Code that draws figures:
— begin —

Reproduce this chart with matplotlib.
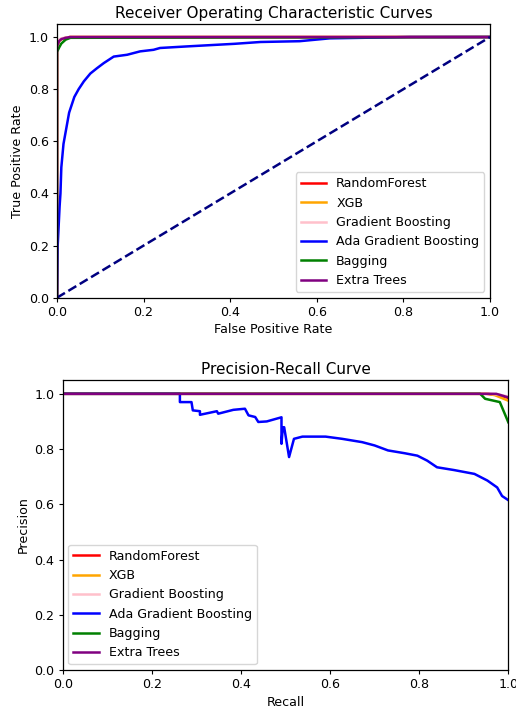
import matplotlib
matplotlib.use("Agg")
import matplotlib.pyplot as plt

models = ["RandomForest", "XGB", "Gradient Boosting", "Ada Gradient Boosting", "Bagging", "Extra Trees"]
colors = ["red", "orange", "pink", "blue", "green", "purple"]

# ROC curves (fpr, tpr)
roc_fpr = {
    "RandomForest": [0, 0, 0.005, 0.01, 0.02, 0.03, 1.0],
    "XGB": [0, 0, 0.005, 0.01, 0.02, 0.03, 1.0],
    "Gradient Boosting": [0, 0, 0.004, 0.01, 0.02, 0.03, 1.0],
    "Ada Gradient Boosting": [0, 0.0015, 0.006, 0.008, 0.010, 0.015, 0.028, 0.040, 0.050, 0.062,
                              0.077, 0.092, 0.108, 0.131, 0.162, 0.192, 0.223, 0.238, 0.30, 0.41,
                              0.47, 0.56, 0.63, 0.815, 1.0],
    "Bagging": [0, 0, 0.005, 0.01, 0.02, 0.031, 1.0],
    "Extra Trees": [0, 0, 0.005, 0.01, 0.02, 0.03, 1.0],
}
roc_tpr = {
    "RandomForest": [0, 0.965, 0.985, 0.992, 0.997, 1.0, 1.0],
    "XGB": [0, 0.965, 0.985, 0.992, 0.997, 1.0, 1.0],
    "Gradient Boosting": [0, 0.975, 0.99, 0.995, 0.998, 1.0, 1.0],
    "Ada Gradient Boosting": [0, 0.196, 0.35, 0.40, 0.50, 0.59, 0.71, 0.77, 0.80, 0.83,
                              0.86, 0.88, 0.90, 0.925, 0.932, 0.945, 0.951, 0.958, 0.964, 0.974,
                              0.981, 0.984, 0.995, 1.0, 1.0],
    "Bagging": [0, 0.943, 0.96, 0.975, 0.99, 0.997, 1.0],
    "Extra Trees": [0, 0.965, 0.985, 0.992, 0.997, 1.0, 1.0],
}

# Precision-Recall curves (recall, precision)
pr_recall = {
    "RandomForest": [0, 0.95, 0.98, 1.0],
    "XGB": [0, 0.955, 0.97, 1.0],
    "Gradient Boosting": [0, 0.96, 0.98, 1.0],
    "Ada Gradient Boosting": [0, 0.263, 0.263, 0.289, 0.292, 0.308, 0.308, 0.346, 0.349, 0.383,
                              0.409, 0.417, 0.432, 0.439, 0.458, 0.491, 0.491, 0.494, 0.497, 0.508,
                              0.519, 0.538, 0.59, 0.627, 0.672, 0.70, 0.73, 0.767, 0.796, 0.818,
                              0.84, 0.878, 0.924, 0.953, 0.975, 0.986, 1.0],
    "Bagging": [0, 0.937, 0.948, 0.981, 1.0],
    "Extra Trees": [0, 0.973, 1.0],
}
pr_precision = {
    "RandomForest": [1.0, 1.0, 0.995, 0.985],
    "XGB": [1.0, 1.0, 0.995, 0.975],
    "Gradient Boosting": [1.0, 1.0, 0.997, 0.99],
    "Ada Gradient Boosting": [1.0, 1.0, 0.970, 0.970, 0.940, 0.937, 0.924, 0.937, 0.928, 0.942,
                              0.946, 0.922, 0.916, 0.898, 0.90, 0.915, 0.819, 0.879, 0.879, 0.771,
                              0.837, 0.845, 0.845, 0.837, 0.825, 0.813, 0.795, 0.785, 0.776, 0.758,
                              0.734, 0.724, 0.71, 0.686, 0.661, 0.63, 0.615],
    "Bagging": [1.0, 1.0, 0.982, 0.970, 0.897],
    "Extra Trees": [1.0, 1.0, 0.987],
}

W, H = 516, 715
fig = plt.figure(figsize=(W / 100, H / 100), dpi=100)

ax1 = fig.add_axes([57 / W, 1 - 297.7 / H, 433 / W, 273.7 / H])
ax2 = fig.add_axes([62.7 / W, 1 - 670 / H, 445.6 / W, 290 / H])

tick_fs = 9.1
label_fs = 9.1
title_fs = 11
legend_fs = 9.1
lw = 1.8

for ax in (ax1, ax2):
    for s in ax.spines.values():
        s.set_linewidth(0.9)

for m, c in zip(models, colors):
    ax1.plot(roc_fpr[m], roc_tpr[m], color=c, lw=lw, label=m)
ax1.plot([0, 1], [0, 1], color="navy", lw=lw, linestyle="--")
ax1.set_xlim(0.0, 1.0)
ax1.set_ylim(0.0, 1.05)
ax1.set_xlabel("False Positive Rate", fontsize=label_fs, labelpad=3.2)
ax1.set_ylabel("True Positive Rate", fontsize=label_fs, labelpad=3.2)
ax1.set_title("Receiver Operating Characteristic Curves", fontsize=title_fs, pad=4.5)
ax1.tick_params(labelsize=tick_fs, length=3.2, pad=2.8)
ax1.legend(loc="lower right", fontsize=legend_fs, borderaxespad=0.45)

for m, c in zip(models, colors):
    ax2.plot(pr_recall[m], pr_precision[m], color=c, lw=lw, label=m)
ax2.set_xlim(0.0, 1.0)
ax2.set_ylim(0.0, 1.05)
ax2.set_xlabel("Recall", fontsize=label_fs, labelpad=3.2)
ax2.set_ylabel("Precision", fontsize=label_fs, labelpad=3.2)
ax2.set_title("Precision-Recall Curve", fontsize=title_fs, pad=4.5)
ax2.tick_params(labelsize=tick_fs, length=3.2, pad=2.8)
ax2.legend(loc="lower left", fontsize=legend_fs, borderaxespad=0.45)

fig.savefig("out.png", dpi=100)
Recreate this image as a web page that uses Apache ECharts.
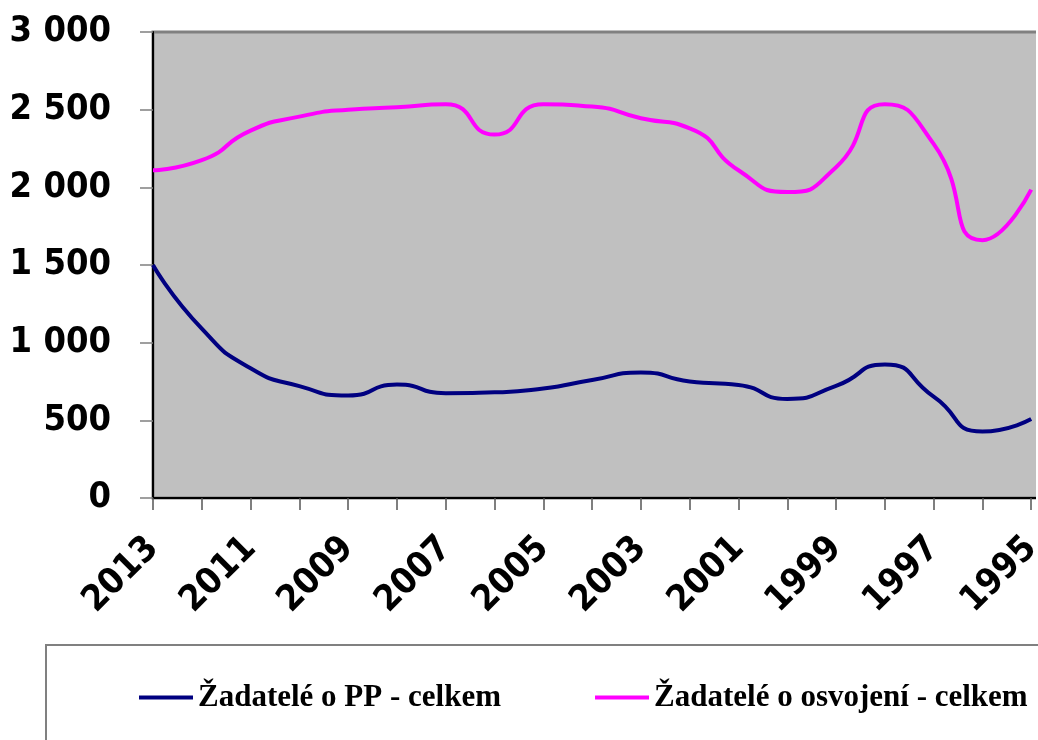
<!DOCTYPE html>
<html>
<head>
<meta charset="utf-8">
<script src="https://cdn.jsdelivr.net/npm/echarts@6/dist/echarts.min.js"></script>
<style>
html,body{margin:0;padding:0;background:#fff;}
#chart{width:1038px;height:740px;}
</style>
</head>
<body>
<div id="chart"></div>
<script>
// Categories (x axis) — the plot is cropped just after 1995 in the reference
const years = ['2013','2012','2011','2010','2009','2008','2007','2006','2005','2004','2003','2002','2001','2000','1999','1998','1997','1996','1995','1994'];
// Žadatelé o PP - celkem
const zadatelePP = [1500,1090,835,720,660,730,675,680,705,760,808,750,728,638,722,860,653,428,508,null];
// Žadatelé o osvojení - celkem
const zadateleOsvojeni = [2110,2175,2365,2455,2500,2515,2535,2340,2535,2520,2445,2380,2110,1970,2130,2535,2280,1660,1985,null];
// Y tick labels
const yTickLabels = ['0','500','1 000','1 500','2 000','2 500','3 000'];
const seriesNames = ['Žadatelé o PP - celkem','Žadatelé o osvojení - celkem'];

const chart = echarts.init(document.getElementById('chart'), null, {renderer:'canvas'});
const labelFont = '"DejaVu Sans Condensed","DejaVu Sans",sans-serif';
chart.setOption({
  animation:false,
  backgroundColor:'#ffffff',
  graphic:[
    {type:'rect', z:0, shape:{x:46,y:645,width:1100,height:200}, style:{fill:'#ffffff', stroke:'#808080', lineWidth:2}},
    {type:'rect', z:100, shape:{x:1036,y:0,width:10,height:520}, style:{fill:'#ffffff'}}
  ],
  grid:{left:153, top:32, width:927, height:466, outerBoundsMode:'none', containLabel:false,
        show:true, backgroundColor:'#C0C0C0', borderColor:'#808080', borderWidth:3},
  legend:{
    data:seriesNames,
    left:139, top:682, padding:0,
    icon:'rect', itemWidth:54, itemHeight:4, itemGap:94,
    textStyle:{fontFamily:'"Liberation Serif","Times New Roman",serif', fontWeight:'bold', fontSize:31, color:'#000'}
  },
  xAxis:{
    type:'category', data:years, boundaryGap:false,
    axisLine:{show:true, lineStyle:{color:'#000', width:2}},
    axisTick:{show:true, interval:0, length:12, lineStyle:{color:'#555', width:1.5}},
    axisLabel:{interval:1, rotate:45, margin:45, fontFamily:labelFont, fontWeight:'bold', fontSize:36, color:'#000'},
    splitLine:{show:false}
  },
  yAxis:{
    type:'value', min:0, max:3000, interval:500,
    axisLine:{show:true, lineStyle:{color:'#000', width:2}},
    axisTick:{show:true, length:13, lineStyle:{color:'#808080', width:1.5}},
    axisLabel:{margin:42, fontFamily:labelFont, fontWeight:'bold', fontSize:36, color:'#000',
      formatter:function(v){ return yTickLabels[Math.round(v/500)]; }},
    splitLine:{show:false}
  },
  series:[
    {name:seriesNames[0], type:'line', data:zadatelePP, smooth:0.6, symbol:'none', color:'#000080', lineStyle:{color:'#000080', width:4}},
    {name:seriesNames[1], type:'line', data:zadateleOsvojeni, smooth:0.6, symbol:'none', color:'#FF00FF', lineStyle:{color:'#FF00FF', width:4}}
  ]
});
</script>
</body>
</html>
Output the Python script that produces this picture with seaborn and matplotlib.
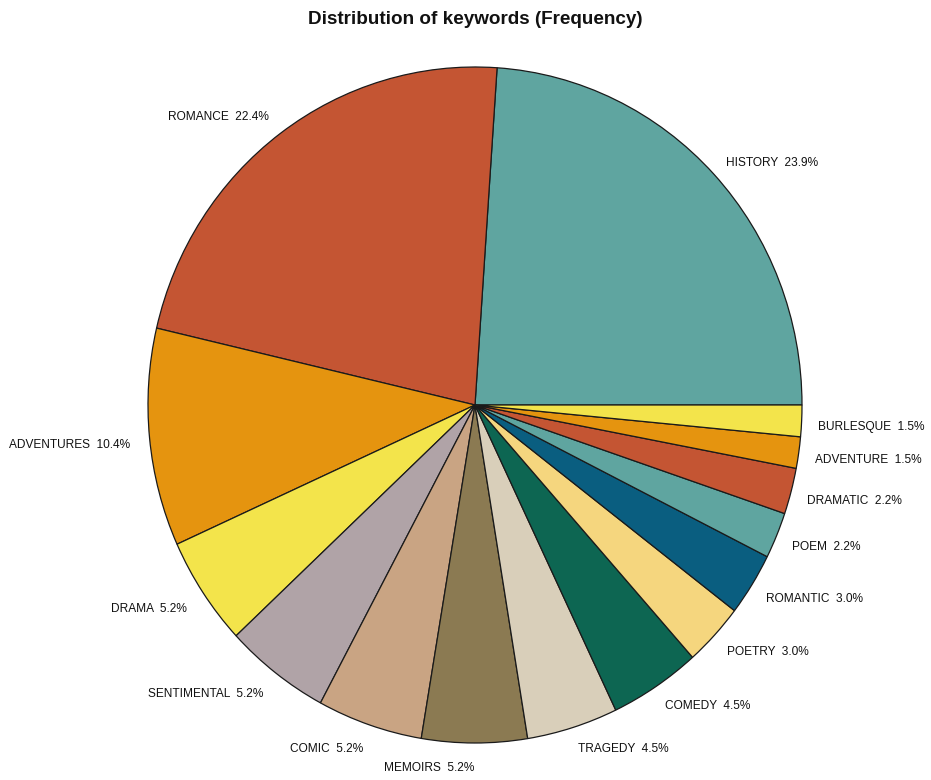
import numpy as np
import matplotlib
matplotlib.use("Agg")
import matplotlib.pyplot as plt
import seaborn as sns

categories = ["HISTORY", "ROMANCE", "ADVENTURES", "DRAMA", "SENTIMENTAL", "COMIC",
              "MEMOIRS", "TRAGEDY", "COMEDY", "POETRY", "ROMANTIC", "POEM",
              "DRAMATIC", "ADVENTURE", "BURLESQUE"]
percents = [23.9, 22.4, 10.4, 5.2, 5.2, 5.2, 5.2, 4.5, 4.5, 3.0, 3.0, 2.2, 2.2, 1.5, 1.5]
colors = ["#5FA5A0", "#C45533", "#E5940F", "#F3E44B", "#B0A3A7", "#C9A483",
          "#8B7A52", "#D9CFBA", "#0D6652", "#F5D67E", "#0A5E80", "#5FA5A0",
          "#C45533", "#E5940F", "#F3E44B"]
title = "Distribution of keywords (Frequency)"

sns.set_theme(style="white")
plt.rcParams["font.family"] = ["Liberation Sans", "DejaVu Sans"]

W, H = 931, 780
fig = plt.figure(figsize=(W / 100, H / 100), dpi=100)
cx, cy, rx, ry = 475, 405, 327, 338
ax = fig.add_axes([(cx - rx) / W, (H - cy - ry) / H, 2 * rx / W, 2 * ry / H])

pal = sns.color_palette(colors)
wedges, _ = ax.pie(percents, colors=pal, startangle=0, counterclock=True,
                   radius=1.0, center=(0, 0),
                   wedgeprops=dict(edgecolor="#1a1a1a", linewidth=0.9))
ax.set_aspect("auto")
ax.set_xlim(-1, 1)
ax.set_ylim(-1, 1)
ax.axis("off")

total = sum(percents)
cum = 0.0
for cat, p in zip(categories, percents):
    mid = 360.0 * (cum + p / 2) / total
    cum += p
    a = np.deg2rad(mid)
    c, s = np.cos(a), np.sin(a)
    r = 1.05 if c > 0 else 1.06
    x, y = r * c, r * s
    if s < 0:
        y -= 0.015
    ha = "left" if c > 0 else "right"
    ax.text(x, y, f"{cat}  {p:.1f}%", ha=ha, va="center", fontsize=8.6,
            color="#111111", clip_on=False)

fig.text(475 / W, 1 - 20 / H, title, ha="center", va="center",
         fontsize=13.6, fontweight="bold", color="#111111")

fig.savefig("out.png", dpi=100, facecolor="white")
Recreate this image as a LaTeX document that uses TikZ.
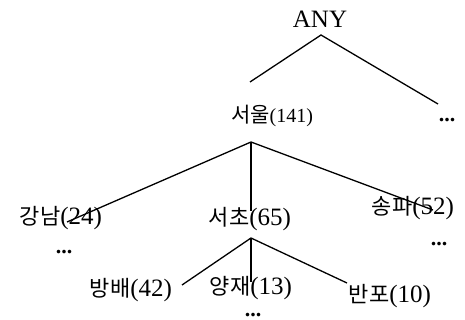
\documentclass[tikz,border=0pt]{standalone}
\usepackage{fontspec}
\setmainfont{Liberation Serif}
\newfontfamily\kr{Noto Sans CJK KR}
\begin{document}
\begin{tikzpicture}[x=1pt,y=-1pt,
  lbl/.style={inner sep=0pt,font=\fontsize{25}{27}\selectfont},
  dots/.style={inner sep=0pt,text height=4pt,text depth=0pt,font=\bfseries\fontsize{22}{24}\selectfont},
  edge/.style={draw=black,line width=1.3pt}]
\useasboundingbox (0,0) rectangle (465,320);
\node[lbl] (any) at (320,19) {ANY};
\node[lbl] (seoul) at (272,116) {{\kr\fontsize{21}{22}\selectfont 서울}{\fontsize{20}{22}\selectfont (141)}};
\node[dots] (dotsA) at (447,120) {...};
\node[lbl] (gangnam) at (61,218) {{\kr\fontsize{22}{24}\selectfont 강남}(24)};
\node[lbl] (seocho) at (250,219) {{\kr\fontsize{22}{24}\selectfont 서초}(65)};
\node[lbl] (songpa) at (413,208) {{\kr\fontsize{22}{24}\selectfont 송파}(52)};
\node[dots] (dotsB) at (64,251) {...};
\node[dots] (dotsC) at (439,243) {...};
\node[lbl] (bangbae) at (131,290) {{\kr\fontsize{22}{24}\selectfont 방배}(42)};
\node[lbl] (yangjae) at (251,288) {{\kr\fontsize{22}{24}\selectfont 양재}(13)};
\node[lbl] (banpo) at (390,296) {{\kr\fontsize{22}{24}\selectfont 반포}(10)};
\node[dots] (dotsD) at (253,314.5) {...};
\coordinate (anyB) at (321,35);
\coordinate (seoulT) at (250,82);
\coordinate (dotsAT) at (438,104);
\coordinate (seoulB) at (251,142);
\coordinate (gangnamT) at (67,222);
\coordinate (seochoT) at (251,211);
\coordinate (songpaT) at (433,210);
\coordinate (seochoB) at (251,238);
\coordinate (bangbaeT) at (182,285);
\coordinate (yangjaeT) at (251,282);
\coordinate (banpoT) at (347,283);
\draw[edge] (seoulT) -- (anyB) -- (dotsAT);
\draw[edge] (gangnamT) -- (seoulB) -- (songpaT);
\draw[edge] (seoulB) -- (seochoT);
\draw[edge] (bangbaeT) -- (seochoB) -- (banpoT);
\draw[edge] (seochoB) -- (yangjaeT);
\end{tikzpicture}
\end{document}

— end —

● **WRITTEN REQUEST**: Among the entries above, locate the line with "Recreate this image as a web" and the line with "const seriesNames = ['Žadatelé". Give those two lines and all lines between them again, exactly, leaving out the pictures.

● **REPLY TO THE EXERCISE**:
Recreate this image as a web page that uses Apache ECharts.
<!DOCTYPE html>
<html>
<head>
<meta charset="utf-8">
<script src="https://cdn.jsdelivr.net/npm/echarts@6/dist/echarts.min.js"></script>
<style>
html,body{margin:0;padding:0;background:#fff;}
#chart{width:1038px;height:740px;}
</style>
</head>
<body>
<div id="chart"></div>
<script>
// Categories (x axis) — the plot is cropped just after 1995 in the reference
const years = ['2013','2012','2011','2010','2009','2008','2007','2006','2005','2004','2003','2002','2001','2000','1999','1998','1997','1996','1995','1994'];
// Žadatelé o PP - celkem
const zadatelePP = [1500,1090,835,720,660,730,675,680,705,760,808,750,728,638,722,860,653,428,508,null];
// Žadatelé o osvojení - celkem
const zadateleOsvojeni = [2110,2175,2365,2455,2500,2515,2535,2340,2535,2520,2445,2380,2110,1970,2130,2535,2280,1660,1985,null];
// Y tick labels
const yTickLabels = ['0','500','1 000','1 500','2 000','2 500','3 000'];
const seriesNames = ['Žadatelé o PP - celkem','Žadatelé o osvojení - celkem'];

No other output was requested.